Under ideal circumstances, the variance of the error term, [math]Var(u_{i}|x_{i}) = \sigma^{2}[/math]. This is what we mean when we say that the errors are “spherical,” which alludes to the shape of the scatter plot around the regression line. In this case, the variance of the outcome variable [math]y[/math] around the regression line is said to be constant across the range of values taken by [math]x[/math].

It is most often the case, however, that [math]Var(\epsilon_{i}|x_{i}) = \sigma_{i}^{2}[/math]. That is, it often happens that the errors are not spherical, and that the variance of the outcome variable [math]y[/math] around the regression line is not constant across the range of values taken by [math]x[/math].

As I said, we are almost always interested in estimating equation (1) above and call it a day. In such cases, in the presence of heteroskedasticity, the standard errors around [math]\alpha[/math] and [math]\beta[/math] are off, and our inferences are mistaken.

Luckily, this is easily corrected by using the Huber-White sandwich standard error correction. (The names Huber and White refer to a statistician and an econometrician, respectively; the name “sandwich” refers to how the variance-covariance matrix is “sandwiched” in the middle of the relevant estimator. For applied econometricians, the classic read is White, 1980.)

But every so often, it happens that heteroskedasticity has empirical content–that is, studying the variance of the error term [math]Var(\epsilon_{i}|x_{i})[/math], and how it varies as [math]x[/math] varies, can tell us something useful about the world.

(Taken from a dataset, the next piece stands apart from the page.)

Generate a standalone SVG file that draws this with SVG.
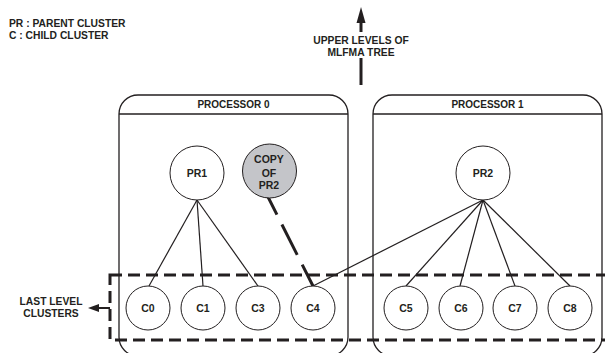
<svg xmlns="http://www.w3.org/2000/svg" width="605" height="353" viewBox="0 0 605 353">
  <defs>
    <style>
      text { font-family: "Liberation Sans", Arial, sans-serif; font-weight: bold; fill: #231f20; }
      .legend { font-size: 10.3px; }
      .title { font-size: 10px; text-anchor: middle; }
      .lbl { font-size: 10.5px; text-anchor: middle; }
      .side { font-size: 10.3px; text-anchor: middle; }
      .box { fill: none; stroke: #231f20; stroke-width: 1.3; }
      .node { fill: #ffffff; stroke: #231f20; stroke-width: 1; }
      .copy { fill: #c4c5c9; stroke: #231f20; stroke-width: 1; }
      .edge { fill: none; stroke: #231f20; stroke-width: 1.2; }
      .remote { fill: none; stroke: #231f20; stroke-width: 3; stroke-dasharray: 34 11; }
      .level { fill: none; stroke: #231f20; stroke-width: 3; stroke-dasharray: 12 6; }
      .shaft { stroke: #231f20; stroke-width: 3; fill: none; }
      .head { fill: #231f20; }
    </style>
  </defs>

  <rect width="605" height="353" fill="#ffffff"/>

  <!-- legend -->
  <g id="legend">
    <text class="legend" x="9" y="27">PR : PARENT CLUSTER</text>
    <text class="legend" x="9" y="38.5">C : CHILD CLUSTER</text>
  </g>

  <!-- processor partitions -->
  <g id="processor0">
    <rect class="box" x="119" y="95" width="229" height="261" rx="19" ry="19"/>
    <line class="box" x1="119" y1="114" x2="348" y2="114"/>
    <text class="title" x="233.5" y="108">PROCESSOR 0</text>
  </g>
  <g id="processor1">
    <rect class="box" x="373" y="95" width="229" height="261" rx="19" ry="19"/>
    <line class="box" x1="373" y1="114" x2="602" y2="114"/>
    <text class="title" x="487.5" y="108">PROCESSOR 1</text>
  </g>

  <!-- tree edges -->
  <g id="connectors">
    <line class="edge" x1="197" y1="200" x2="149" y2="286"/>
    <line class="edge" x1="197" y1="200" x2="203" y2="286"/>
    <line class="edge" x1="197" y1="200" x2="258" y2="286"/>
    <line class="edge" x1="483" y1="200" x2="313" y2="286"/>
    <line class="edge" x1="483" y1="200" x2="406" y2="286"/>
    <line class="edge" x1="483" y1="200" x2="460" y2="286"/>
    <line class="edge" x1="483" y1="200" x2="515" y2="286"/>
    <line class="edge" x1="483" y1="200" x2="570" y2="286"/>
    <line class="remote" x1="261.6" y1="184.3" x2="313" y2="286"/>
    <!-- link towards the upper tree levels -->
    <line class="shaft" x1="361" y1="85" x2="361" y2="58"/>
    <line class="shaft" x1="361" y1="32" x2="361" y2="21"/>
    <polygon class="head" points="361,7 356.5,23 365.5,23"/>
    <!-- pointer to the last-level group -->
    <line class="shaft" x1="110" y1="308" x2="98" y2="308" style="stroke-width:2"/>
    <polygon class="head" points="88,308 99,304 99,312"/>
  </g>

  <!-- last level grouping (right side runs past the page edge) -->
  <g id="last-level">
    <rect class="level" x="110" y="275" width="498" height="65"/>
  </g>

  <text class="side" x="361" y="44">UPPER LEVELS OF</text>
  <text class="side" x="361" y="55.5">MLFMA TREE</text>
  <text class="side" x="51" y="305">LAST LEVEL</text>
  <text class="side" x="51" y="317">CLUSTERS</text>

  <!-- parent clusters -->
  <g id="PR1">
    <circle class="node" cx="197" cy="173" r="27"/>
    <text class="lbl" x="197" y="177">PR1</text>
  </g>
  <g id="PR2-copy">
    <circle class="copy" cx="269.5" cy="171" r="27"/>
    <text class="lbl" x="269" y="163">COPY</text>
    <text class="lbl" x="269" y="176.5">OF</text>
    <text class="lbl" x="269" y="189">PR2</text>
  </g>
  <g id="PR2">
    <circle class="node" cx="483" cy="173" r="27"/>
    <text class="lbl" x="483" y="177">PR2</text>
  </g>

  <!-- child clusters -->
  <g id="C0">
    <circle class="node" cx="148" cy="308" r="22"/>
    <text class="lbl" x="148" y="312">C0</text>
  </g>
  <g id="C1">
    <circle class="node" cx="203" cy="308" r="22"/>
    <text class="lbl" x="203" y="312">C1</text>
  </g>
  <g id="C3">
    <circle class="node" cx="258" cy="308" r="22"/>
    <text class="lbl" x="258" y="312">C3</text>
  </g>
  <g id="C4">
    <circle class="node" cx="313" cy="308" r="22"/>
    <text class="lbl" x="313" y="312">C4</text>
  </g>
  <g id="C5">
    <circle class="node" cx="406" cy="308" r="22"/>
    <text class="lbl" x="406" y="312">C5</text>
  </g>
  <g id="C6">
    <circle class="node" cx="461" cy="308" r="22"/>
    <text class="lbl" x="461" y="312">C6</text>
  </g>
  <g id="C7">
    <circle class="node" cx="515" cy="308" r="22"/>
    <text class="lbl" x="515" y="312">C7</text>
  </g>
  <g id="C8">
    <circle class="node" cx="570" cy="308" r="22"/>
    <text class="lbl" x="570" y="312">C8</text>
  </g>
</svg>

In the wage-education example above, the variance of the error term has useful empirical content. Indeed, the regression

(2) [math]\hat{\epsilon}^2_{it} = \delta_{i} + \gamma {x}_{it} + \nu_{it}[/math],

which linearly projects the variance of the error term in equation 1 on the regressors of equation (1), can be useful in studying how variable an individual’s wage is depending on whether that person has a college degree. Again, if the outcome variable in equation (1) is an individual’s wage and the variable of interest is a dummy variable for whether that person has a college degree, rejecting the null hypothesis [math]H_{0} : \gamma = 0[/math] in favor of the alternative hypothesis [math]H_{A} : \gamma < 0[/math] is useful, in that it tells us that having a college degree is associated with a less variable wage. (The intuition here is to picture the scatter and regression line for equation (1), in which case it is easy to see that the variance of the error term–how its distance from the regression line varies across the domain of the variable of interest–is the variance of the outcome variable in the same dimension.) For someone who is risk-averse and who prefers a stable income to an unstable one, this is useful information when deciding whether to go to college.

The general idea is that although in most cases we are interested in the first moment [math]E(y|x)[/math], it is sometimes the case that the second moment [math]Var(y|x)[/math] is useful in and of itself. There are many such possible applications, in which heteroskedasticity can be exploited to generate useful empirical content. I am currently working on such an application with two of my doctoral students, wherein we show that smallholder farmers who participate in modern agricultural value chains as growers not only have higher incomes, they also have less variable income. This is surprising: If you believe in efficient markets, there shouldn’t be any assets (here, the contract is the asset) that have both higher mean *and* lower variance.

* It can also be spelled “heteroscedasticity.” My understanding is that, much like for “skeptic” vs. “sceptic,” this is primarily a difference between American and British English, which respectively refer to the concept as heteroskedasticity and heteroscedasticity. But what does a guy named Marc whose name is routinely misspelled “Mark” know?